- _Short exercise_: Please transcribe the data that follows without the pictures, keeping every word the same.

- _Data for this exercise_:
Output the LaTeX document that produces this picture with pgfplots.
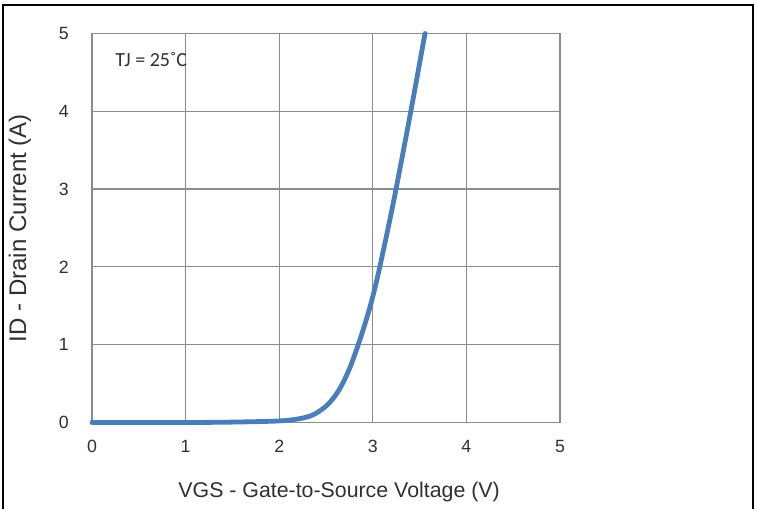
\documentclass[border=0pt]{standalone}
\usepackage{pgfplots}
\pgfplotsset{compat=1.18}
\usepackage{fontspec}
\setmainfont{Liberation Sans}
\newfontfamily\calibri{Carlito}
\definecolor{curveblue}{HTML}{4A7EBB}
\definecolor{gridgray}{HTML}{8C8C8C}
\definecolor{textgray}{HTML}{303030}

% transfer characteristic, VGS (V) vs ID (A)
\pgfplotstableread{
vgs   id
0.000 0.000
1.000 0.000
1.500 0.005
2.000 0.020
2.220 0.050
2.365 0.100
2.510 0.220
2.630 0.400
2.740 0.660
2.845 1.000
2.940 1.360
3.000 1.620
3.060 1.920
3.150 2.420
3.240 2.950
3.400 3.960
3.558 5.000
}\transfer

\begin{document}
\begin{tikzpicture}
\useasboundingbox (0,0) rectangle (568.5pt,381.75pt);
\draw[line width=1.5pt] (2.25pt,-5pt) -- (2.25pt,378pt) -- (564.4pt,378pt) -- (564.4pt,-5pt);
\begin{axis}[
  at={(69pt,64.875pt)}, anchor=south west,
  scale only axis, width=351pt, height=291.75pt,
  xmin=0, xmax=5, ymin=0, ymax=5,
  xtick={0,...,5}, ytick={0,...,5},
  grid=major,
  major grid style={gridgray, line width=0.9pt},
  axis line style={gridgray, line width=0.9pt},
  major tick length=0pt,
  /pgf/number format/assume math mode=true,
  tick label style={font=\fontsize{13.3}{15}\selectfont, text=textgray},
  xticklabel style={yshift=-10pt},
  yticklabel style={xshift=-14pt},
  xlabel={VGS - Gate-to-Source Voltage (V)},
  ylabel={ID - Drain Current (A)},
  xlabel style={font=\fontsize{16}{19}\selectfont, text=textgray,
    at={(axis description cs:0.528,-0.1787)}, anchor=center},
  ylabel style={font=\fontsize{18}{21}\selectfont, text=textgray,
    at={(axis description cs:-0.1538,0.5)}, anchor=center},
  clip=false,
]
\addplot[curveblue, line width=3.6pt, smooth, line cap=round] table[x=vgs, y=id] {\transfer};
\node[anchor=west, font=\calibri\fontsize{15}{17}\selectfont, text=textgray, inner sep=0pt]
  at (axis cs:0.246,4.66) {TJ = 25˚C};
\end{axis}
\end{tikzpicture}
\end{document}
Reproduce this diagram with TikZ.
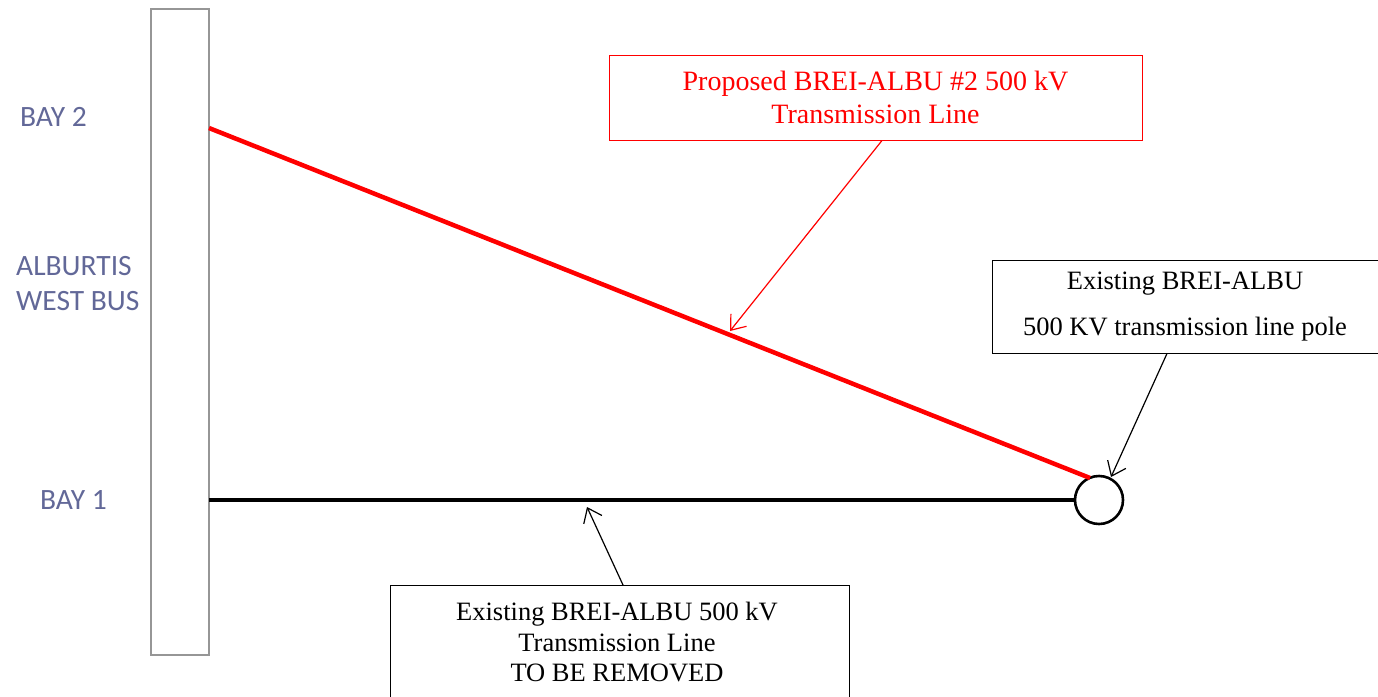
\documentclass[tikz,border=0pt]{standalone}
\usepackage{fontspec}
\setmainfont{Liberation Serif}
\newfontfamily\labelfont{Carlito}
\usetikzlibrary{arrows.meta}
\definecolor{busblue}{RGB}{98,104,152}
\definecolor{busgray}{RGB}{150,150,150}
\tikzset{
  buslabel/.style={font=\labelfont\fontsize{29.5}{35}\selectfont, text=busblue, align=left, inner sep=0pt},
  callout/.style={draw, line width=1pt, align=center, inner sep=0pt, font=\fontsize{26.5}{30.5}\selectfont},
  pointer/.style={line width=1.2pt, -{Straight Barb[length=13pt,width=20pt,line width=1.2pt]}},
}
\begin{document}
\begin{tikzpicture}[x=1pt,y=-1pt]
\useasboundingbox (0,0) rectangle (1378,696);
% bus bar
\node[draw=busgray, line width=1.6pt, minimum width=58pt, minimum height=646pt, inner sep=0pt] (bus) at (180,332) {};
\node[buslabel, anchor=west] (bay2) at (20,117) {BAY 2};
\node[buslabel, anchor=west] (alb) at (16,284) {ALBURTIS\\WEST BUS};
\node[buslabel, anchor=west] (bay1) at (40,500) {BAY 1};
% pole
\node[draw, circle, line width=2.6pt, minimum size=48pt, inner sep=0pt] (pole) at (1099,500) {};
\coordinate (b2) at (209,128);
\coordinate (b1) at (209,500);
\coordinate (redend) at (1090,478);
\draw[red, line width=4.5pt] (b2) -- (redend);
\draw[black, line width=4.8pt] (b1) -- (pole.west);
% callouts
\node[callout, draw=red, text=red, minimum width=533pt, minimum height=85pt, font=\fontsize{28}{33}\selectfont] (prop) at (875.5,97.5) {Proposed BREI-ALBU \#2 500 kV\\Transmission Line};
\node[callout, minimum width=386pt, minimum height=93pt, font=\fontsize{26.5}{46}\selectfont] (exist) at (1185,306.5) {Existing BREI-ALBU\\500 KV transmission line pole};
\node[callout, minimum width=459pt, minimum height=130pt, anchor=north west] (remove) at (390,585) {};
\node[font=\fontsize{26.5}{30.5}\selectfont, align=center, inner sep=0pt] (removetext) at (617,642) {Existing BREI-ALBU 500 kV\\Transmission Line\\TO BE REMOVED};
% pointers
\coordinate (redtip) at (730,331);
\coordinate (poletip) at (1111,477);
\coordinate (linetip) at (587,507);
\draw[pointer, red] (prop.south -| 882,0) -- (redtip);
\draw[pointer] (exist.south -| 1167,0) -- (poletip);
\draw[pointer] (remove.north -| 623,0) -- (linetip);
\end{tikzpicture}
\end{document}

- _Completed exercise_:
Output the LaTeX document that produces this picture with pgfplots.
\documentclass[border=0pt]{standalone}
\usepackage{pgfplots}
\pgfplotsset{compat=1.18}
\usepackage{fontspec}
\setmainfont{Liberation Sans}
\newfontfamily\calibri{Carlito}
\definecolor{curveblue}{HTML}{4A7EBB}
\definecolor{gridgray}{HTML}{8C8C8C}
\definecolor{textgray}{HTML}{303030}

% transfer characteristic, VGS (V) vs ID (A)
\pgfplotstableread{
vgs   id
0.000 0.000
1.000 0.000
1.500 0.005
2.000 0.020
2.220 0.050
2.365 0.100
2.510 0.220
2.630 0.400
2.740 0.660
2.845 1.000
2.940 1.360
3.000 1.620
3.060 1.920
3.150 2.420
3.240 2.950
3.400 3.960
3.558 5.000
}\transfer

\begin{document}
\begin{tikzpicture}
\useasboundingbox (0,0) rectangle (568.5pt,381.75pt);
\draw[line width=1.5pt] (2.25pt,-5pt) -- (2.25pt,378pt) -- (564.4pt,378pt) -- (564.4pt,-5pt);
\begin{axis}[
  at={(69pt,64.875pt)}, anchor=south west,
  scale only axis, width=351pt, height=291.75pt,
  xmin=0, xmax=5, ymin=0, ymax=5,
  xtick={0,...,5}, ytick={0,...,5},
  grid=major,
  major grid style={gridgray, line width=0.9pt},
  axis line style={gridgray, line width=0.9pt},
  major tick length=0pt,
  /pgf/number format/assume math mode=true,
  tick label style={font=\fontsize{13.3}{15}\selectfont, text=textgray},
  xticklabel style={yshift=-10pt},
  yticklabel style={xshift=-14pt},
  xlabel={VGS - Gate-to-Source Voltage (V)},
  ylabel={ID - Drain Current (A)},
  xlabel style={font=\fontsize{16}{19}\selectfont, text=textgray,
    at={(axis description cs:0.528,-0.1787)}, anchor=center},
  ylabel style={font=\fontsize{18}{21}\selectfont, text=textgray,
    at={(axis description cs:-0.1538,0.5)}, anchor=center},
  clip=false,
]
\addplot[curveblue, line width=3.6pt, smooth, line cap=round] table[x=vgs, y=id] {\transfer};
\node[anchor=west, font=\calibri\fontsize{15}{17}\selectfont, text=textgray, inner sep=0pt]
  at (axis cs:0.246,4.66) {TJ = 25˚C};
\end{axis}
\end{tikzpicture}
\end{document}
Reproduce this diagram with TikZ.
\documentclass[tikz,border=0pt]{standalone}
\usepackage{fontspec}
\setmainfont{Liberation Serif}
\newfontfamily\labelfont{Carlito}
\usetikzlibrary{arrows.meta}
\definecolor{busblue}{RGB}{98,104,152}
\definecolor{busgray}{RGB}{150,150,150}
\tikzset{
  buslabel/.style={font=\labelfont\fontsize{29.5}{35}\selectfont, text=busblue, align=left, inner sep=0pt},
  callout/.style={draw, line width=1pt, align=center, inner sep=0pt, font=\fontsize{26.5}{30.5}\selectfont},
  pointer/.style={line width=1.2pt, -{Straight Barb[length=13pt,width=20pt,line width=1.2pt]}},
}
\begin{document}
\begin{tikzpicture}[x=1pt,y=-1pt]
\useasboundingbox (0,0) rectangle (1378,696);
% bus bar
\node[draw=busgray, line width=1.6pt, minimum width=58pt, minimum height=646pt, inner sep=0pt] (bus) at (180,332) {};
\node[buslabel, anchor=west] (bay2) at (20,117) {BAY 2};
\node[buslabel, anchor=west] (alb) at (16,284) {ALBURTIS\\WEST BUS};
\node[buslabel, anchor=west] (bay1) at (40,500) {BAY 1};
% pole
\node[draw, circle, line width=2.6pt, minimum size=48pt, inner sep=0pt] (pole) at (1099,500) {};
\coordinate (b2) at (209,128);
\coordinate (b1) at (209,500);
\coordinate (redend) at (1090,478);
\draw[red, line width=4.5pt] (b2) -- (redend);
\draw[black, line width=4.8pt] (b1) -- (pole.west);
% callouts
\node[callout, draw=red, text=red, minimum width=533pt, minimum height=85pt, font=\fontsize{28}{33}\selectfont] (prop) at (875.5,97.5) {Proposed BREI-ALBU \#2 500 kV\\Transmission Line};
\node[callout, minimum width=386pt, minimum height=93pt, font=\fontsize{26.5}{46}\selectfont] (exist) at (1185,306.5) {Existing BREI-ALBU\\500 KV transmission line pole};
\node[callout, minimum width=459pt, minimum height=130pt, anchor=north west] (remove) at (390,585) {};
\node[font=\fontsize{26.5}{30.5}\selectfont, align=center, inner sep=0pt] (removetext) at (617,642) {Existing BREI-ALBU 500 kV\\Transmission Line\\TO BE REMOVED};
% pointers
\coordinate (redtip) at (730,331);
\coordinate (poletip) at (1111,477);
\coordinate (linetip) at (587,507);
\draw[pointer, red] (prop.south -| 882,0) -- (redtip);
\draw[pointer] (exist.south -| 1167,0) -- (poletip);
\draw[pointer] (remove.north -| 623,0) -- (linetip);
\end{tikzpicture}
\end{document}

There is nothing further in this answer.